▶ **GIVEN INSTRUCTION**
Using the listing below, select the lines with the word "chart" and copy them.

▶ **INFORMATION SUPPLIED**
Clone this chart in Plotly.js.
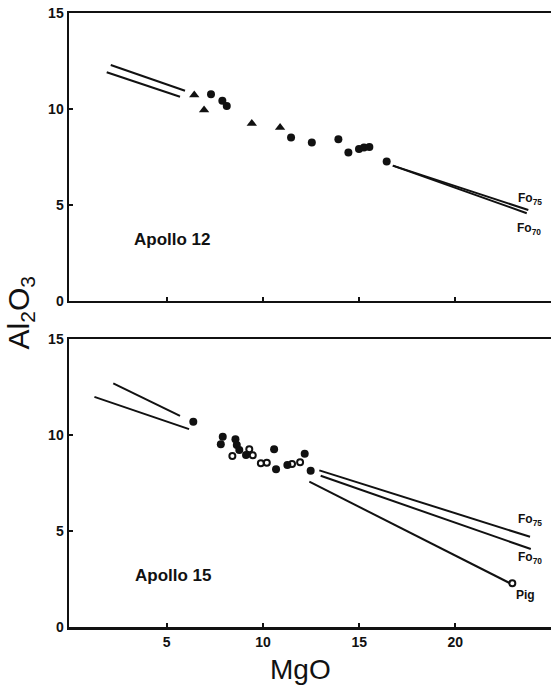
<!DOCTYPE html>
<html>
<head>
<meta charset="utf-8">
<script src="https://cdn.plot.ly/plotly-3.0.1.min.js"></script>
<style>html,body{margin:0;padding:0;background:#fff;}#chart{width:551px;height:688px;}</style>
</head>
<body>
<div id="chart"></div>
<script>
// ---------- Apollo 12 (top panel) ----------
const a12CircleMgO = [7.30, 7.89, 8.12, 11.46, 12.54, 13.92, 14.44, 14.99, 15.25, 15.53, 16.43];
const a12CircleAl  = [10.77, 10.43, 10.16, 8.51, 8.25, 8.42, 7.74, 7.92, 7.99, 8.02, 7.26];
const a12TriMgO = [6.43, 6.94, 9.42, 10.89];
const a12TriAl  = [10.73, 9.95, 9.25, 9.03];
const a12LineUpperMgO = [2.09, 5.95];
const a12LineUpperAl  = [12.29, 10.95];
const a12LineLowerMgO = [1.88, 5.69];
const a12LineLowerAl  = [11.91, 10.64];
const a12Fo75MgO = [16.75, 23.79];
const a12Fo75Al  = [7.05, 4.74];
const a12Fo70MgO = [16.75, 23.71];
const a12Fo70Al  = [7.05, 4.57];

// ---------- Apollo 15 (bottom panel) ----------
const a15FilledMgO = [6.38, 7.91, 7.81, 8.57, 8.64, 8.77, 9.12, 10.58, 10.68, 11.27, 12.17, 12.48];
const a15FilledAl  = [10.69, 9.91, 9.52, 9.78, 9.48, 9.22, 8.96, 9.26, 8.22, 8.44, 9.03, 8.14];
const a15OpenMgO = [8.41, 9.29, 9.47, 9.89, 10.20, 11.51, 11.93, 22.96];
const a15OpenAl  = [8.91, 9.26, 8.94, 8.53, 8.56, 8.49, 8.58, 2.28];
const a15LineUpperMgO = [2.22, 5.69];
const a15LineUpperAl  = [12.69, 11.00];
const a15LineLowerMgO = [1.24, 6.16];
const a15LineLowerAl  = [11.99, 10.31];
const a15Fo75MgO = [12.93, 23.88];
const a15Fo75Al  = [8.16, 4.70];
const a15Fo70MgO = [13.00, 23.92];
const a15Fo70Al  = [7.88, 4.06];
const a15PigMgO = [12.41, 22.84];
const a15PigAl  = [7.57, 2.28];

const xTicks = [5, 10, 15, 20];
const xTickText = ['5', '10', '15', '20'];
const yTicks = [0, 5, 10, 15];
const yTickText = ['0', '5', '10', '15'];

const FONT = 'Liberation Sans, Arial, sans-serif';
const lineStyle = {color: '#111', width: 2};

function line(x, y, xa, ya) {
  return {x: x, y: y, xaxis: xa, yaxis: ya, mode: 'lines', line: lineStyle, hoverinfo: 'skip', showlegend: false};
}

const traces = [
  // top
  line(a12LineUpperMgO, a12LineUpperAl, 'x2', 'y2'),
  line(a12LineLowerMgO, a12LineLowerAl, 'x2', 'y2'),
  line(a12Fo75MgO, a12Fo75Al, 'x2', 'y2'),
  line(a12Fo70MgO, a12Fo70Al, 'x2', 'y2'),
  {x: a12CircleMgO, y: a12CircleAl, xaxis: 'x2', yaxis: 'y2', mode: 'markers', showlegend: false,
   marker: {symbol: 'circle', size: 8, color: '#111'}},
  {x: a12TriMgO, y: a12TriAl, xaxis: 'x2', yaxis: 'y2', mode: 'markers', showlegend: false,
   marker: {symbol: 'triangle-up', size: 9, color: '#111'}},
  // bottom
  line(a15LineUpperMgO, a15LineUpperAl, 'x', 'y'),
  line(a15LineLowerMgO, a15LineLowerAl, 'x', 'y'),
  line(a15Fo75MgO, a15Fo75Al, 'x', 'y'),
  line(a15Fo70MgO, a15Fo70Al, 'x', 'y'),
  line(a15PigMgO, a15PigAl, 'x', 'y'),
  {x: a15FilledMgO, y: a15FilledAl, xaxis: 'x', yaxis: 'y', mode: 'markers', showlegend: false,
   marker: {symbol: 'circle', size: 8, color: '#111'}},
  {x: a15OpenMgO, y: a15OpenAl, xaxis: 'x', yaxis: 'y', mode: 'markers', showlegend: false,
   marker: {symbol: 'circle-open', size: 6, color: '#111', line: {width: 2, color: '#111'}}}
];

const xRange = [-0.08, 24.97];
const axisCommon = {
  showgrid: false, zeroline: false, showline: true, linecolor: '#111', linewidth: 2.5,
  ticks: 'inside', ticklen: 4, tickwidth: 2, tickcolor: '#111',
  tickfont: {family: FONT, size: 14, color: '#111'}
};

const layout = {
  width: 551, height: 688,
  margin: {l: 69, r: 0, t: 13, b: 61},
  paper_bgcolor: '#fff', plot_bgcolor: '#fff',
  showlegend: false,
  font: {family: FONT, color: '#111'},
  xaxis: Object.assign({}, axisCommon, {domain: [0, 1], range: xRange, anchor: 'y', mirror: true,
    tickmode: 'array', tickvals: xTicks, ticktext: xTickText.map(t => '<b>' + t + '</b>'), ticklabelstandoff: 1}),
  yaxis: Object.assign({}, axisCommon, {domain: [0, 0.469], range: [0, 15], anchor: 'x',
    tickmode: 'array', tickvals: yTicks, ticktext: yTickText.map(t => '<b>' + t + '</b>'), ticklabelstandoff: 0}),
  xaxis2: Object.assign({}, axisCommon, {domain: [0, 1], range: xRange, anchor: 'y2', mirror: true,
    tickmode: 'array', tickvals: xTicks, showticklabels: false}),
  yaxis2: Object.assign({}, axisCommon, {domain: [0.531, 1], range: [0, 15], anchor: 'x2',
    tickmode: 'array', tickvals: yTicks, ticktext: yTickText.map(t => '<b>' + t + '</b>'), ticklabelstandoff: 0}),
  annotations: [
    {xref: 'paper', yref: 'paper', x: -0.1, y: 0.512, xanchor: 'center', yanchor: 'middle',
     text: 'Al<sub style="font-size:24px">2</sub>O<sub style="font-size:24px">3</sub>', textangle: -90, showarrow: false,
     font: {family: FONT, size: 30, color: '#111'}},
    {xref: 'paper', yref: 'paper', x: 0.481, y: -0.07, xanchor: 'center', yanchor: 'middle',
     text: 'MgO', showarrow: false, font: {family: FONT, size: 28, color: '#111'}},
    {xref: 'x2', yref: 'y2', x: 5.28, y: 3.18, text: '<b>Apollo 12</b>', showarrow: false,
     font: {family: FONT, size: 17, color: '#111'}},
    {xref: 'x', yref: 'y', x: 5.33, y: 2.66, text: '<b>Apollo 15</b>', showarrow: false,
     font: {family: FONT, size: 17, color: '#111'}},
    {xref: 'x2', yref: 'y2', x: 23.88, y: 5.31, text: '<b>Fo<sub>75</sub></b>', showarrow: false,
     font: {family: FONT, size: 12, color: '#111'}},
    {xref: 'x2', yref: 'y2', x: 23.83, y: 3.75, text: '<b>Fo<sub>70</sub></b>', showarrow: false,
     font: {family: FONT, size: 12, color: '#111'}},
    {xref: 'x', yref: 'y', x: 23.88, y: 5.57, text: '<b>Fo<sub>75</sub></b>', showarrow: false,
     font: {family: FONT, size: 12, color: '#111'}},
    {xref: 'x', yref: 'y', x: 23.88, y: 3.59, text: '<b>Fo<sub>70</sub></b>', showarrow: false,
     font: {family: FONT, size: 12, color: '#111'}},
    {xref: 'x', yref: 'y', x: 23.62, y: 1.67, text: '<b>Pig</b>', showarrow: false,
     font: {family: FONT, size: 12, color: '#111'}}
  ]
};

Plotly.newPlot('chart', traces, layout, {displayModeBar: false, staticPlot: true});
</script>
</body>
</html>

▶ **EXERCISE OUTPUT**
Clone this chart in Plotly.js.
<style>html,body{margin:0;padding:0;background:#fff;}#chart{width:551px;height:688px;}</style>
<div id="chart"></div>
Plotly.newPlot('chart', traces, layout, {displayModeBar: false, staticPlot: true});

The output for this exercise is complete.